• [Supplied data]
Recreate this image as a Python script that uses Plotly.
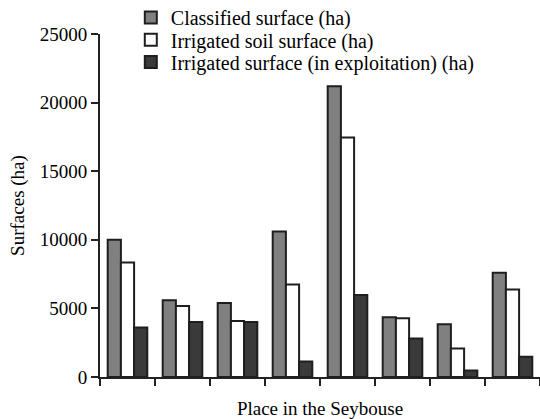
import plotly.graph_objects as go

places = ["P1", "P2", "P3", "P4", "P5", "P6", "P7", "P8"]
classified = [10000, 5600, 5400, 10600, 21200, 4350, 3850, 7600]
irrigated_soil = [8350, 5180, 4080, 6750, 17450, 4280, 2080, 6380]
irrigated_exploit = [3600, 4000, 4000, 1130, 5980, 2800, 470, 1480]

y_tickvals = [0, 5000, 10000, 15000, 20000, 25000]
y_ticktext = ["0", "5000", "10000", "15000", "20000", "25000"]

series_names = ["Classified surface (ha)", "Irrigated soil surface (ha)",
                "Irrigated surface (in exploitation) (ha)"]
series_values = [classified, irrigated_soil, irrigated_exploit]
series_colors = ["#808080", "#ffffff", "#3a3a3a"]
legend_ids = ["legend", "legend2", "legend3"]
legend_y = [1.105, 1.040, 0.975]

font_family = "Liberation Serif, Times New Roman, serif"

fig = go.Figure()
for name, vals, col, lid in zip(series_names, series_values, series_colors, legend_ids):
    fig.add_trace(go.Bar(
        x=places, y=vals, name=name, legend=lid,
        marker=dict(color=col, line=dict(color="#1e1e1e", width=2)),
    ))

legend_common = dict(x=0.07, xanchor="left", yanchor="top",
                     font=dict(size=20, family=font_family, color="#000"),
                     bgcolor="rgba(0,0,0,0)")
fig.update_layout(
    width=540, height=419,
    margin=dict(l=100, r=0, t=34, b=42, autoexpand=False),
    barmode="group", bargap=0.28, bargroupgap=0,
    plot_bgcolor="white", paper_bgcolor="white",
    font=dict(family=font_family, size=19, color="#000"),
    showlegend=True,
    legend=dict(y=legend_y[0], **legend_common),
    legend2=dict(y=legend_y[1], **legend_common),
    legend3=dict(y=legend_y[2], **legend_common),
)
fig.update_yaxes(
    range=[0, 25000], tickvals=y_tickvals, ticktext=y_ticktext,
    automargin=False,
    showgrid=False, zeroline=False, showline=True, linecolor="#222", linewidth=2,
    ticks="outside", ticklen=7, tickwidth=2, tickcolor="#222",
    tickfont=dict(size=19, family=font_family),
    title=dict(text="Surfaces (ha)", font=dict(size=19, family=font_family), standoff=10),
)
fig.update_xaxes(
    automargin=False,
    showticklabels=False, showgrid=False, showline=True, linecolor="#222", linewidth=2,
    ticks="outside", ticklen=7, tickwidth=2, tickcolor="#222",
    tickson="boundaries",
    title=dict(text="Place in the Seybouse", font=dict(size=19, family=font_family), standoff=24),
)

fig.write_html("out.html", config={"displayModeBar": False},
               post_script="document.body.style.margin='0';")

• [What to work on]
Reproduce the material above verbatim; omit every picture.

• [Reply to the task]
Recreate this image as a Python script that uses Plotly.
import plotly.graph_objects as go

places = ["P1", "P2", "P3", "P4", "P5", "P6", "P7", "P8"]
classified = [10000, 5600, 5400, 10600, 21200, 4350, 3850, 7600]
irrigated_soil = [8350, 5180, 4080, 6750, 17450, 4280, 2080, 6380]
irrigated_exploit = [3600, 4000, 4000, 1130, 5980, 2800, 470, 1480]

y_tickvals = [0, 5000, 10000, 15000, 20000, 25000]
y_ticktext = ["0", "5000", "10000", "15000", "20000", "25000"]

series_names = ["Classified surface (ha)", "Irrigated soil surface (ha)",
                "Irrigated surface (in exploitation) (ha)"]
series_values = [classified, irrigated_soil, irrigated_exploit]
series_colors = ["#808080", "#ffffff", "#3a3a3a"]
legend_ids = ["legend", "legend2", "legend3"]
legend_y = [1.105, 1.040, 0.975]

font_family = "Liberation Serif, Times New Roman, serif"

fig = go.Figure()
for name, vals, col, lid in zip(series_names, series_values, series_colors, legend_ids):
    fig.add_trace(go.Bar(
        x=places, y=vals, name=name, legend=lid,
        marker=dict(color=col, line=dict(color="#1e1e1e", width=2)),
    ))

legend_common = dict(x=0.07, xanchor="left", yanchor="top",
                     font=dict(size=20, family=font_family, color="#000"),
                     bgcolor="rgba(0,0,0,0)")
fig.update_layout(
    width=540, height=419,
    margin=dict(l=100, r=0, t=34, b=42, autoexpand=False),
    barmode="group", bargap=0.28, bargroupgap=0,
    plot_bgcolor="white", paper_bgcolor="white",
    font=dict(family=font_family, size=19, color="#000"),
    showlegend=True,
    legend=dict(y=legend_y[0], **legend_common),
    legend2=dict(y=legend_y[1], **legend_common),
    legend3=dict(y=legend_y[2], **legend_common),
)
fig.update_yaxes(
    range=[0, 25000], tickvals=y_tickvals, ticktext=y_ticktext,
    automargin=False,
    showgrid=False, zeroline=False, showline=True, linecolor="#222", linewidth=2,
    ticks="outside", ticklen=7, tickwidth=2, tickcolor="#222",
    tickfont=dict(size=19, family=font_family),
    title=dict(text="Surfaces (ha)", font=dict(size=19, family=font_family), standoff=10),
)
fig.update_xaxes(
    automargin=False,
    showticklabels=False, showgrid=False, showline=True, linecolor="#222", linewidth=2,
    ticks="outside", ticklen=7, tickwidth=2, tickcolor="#222",
    tickson="boundaries",
    title=dict(text="Place in the Seybouse", font=dict(size=19, family=font_family), standoff=24),
)

fig.write_html("out.html", config={"displayModeBar": False},
               post_script="document.body.style.margin='0';")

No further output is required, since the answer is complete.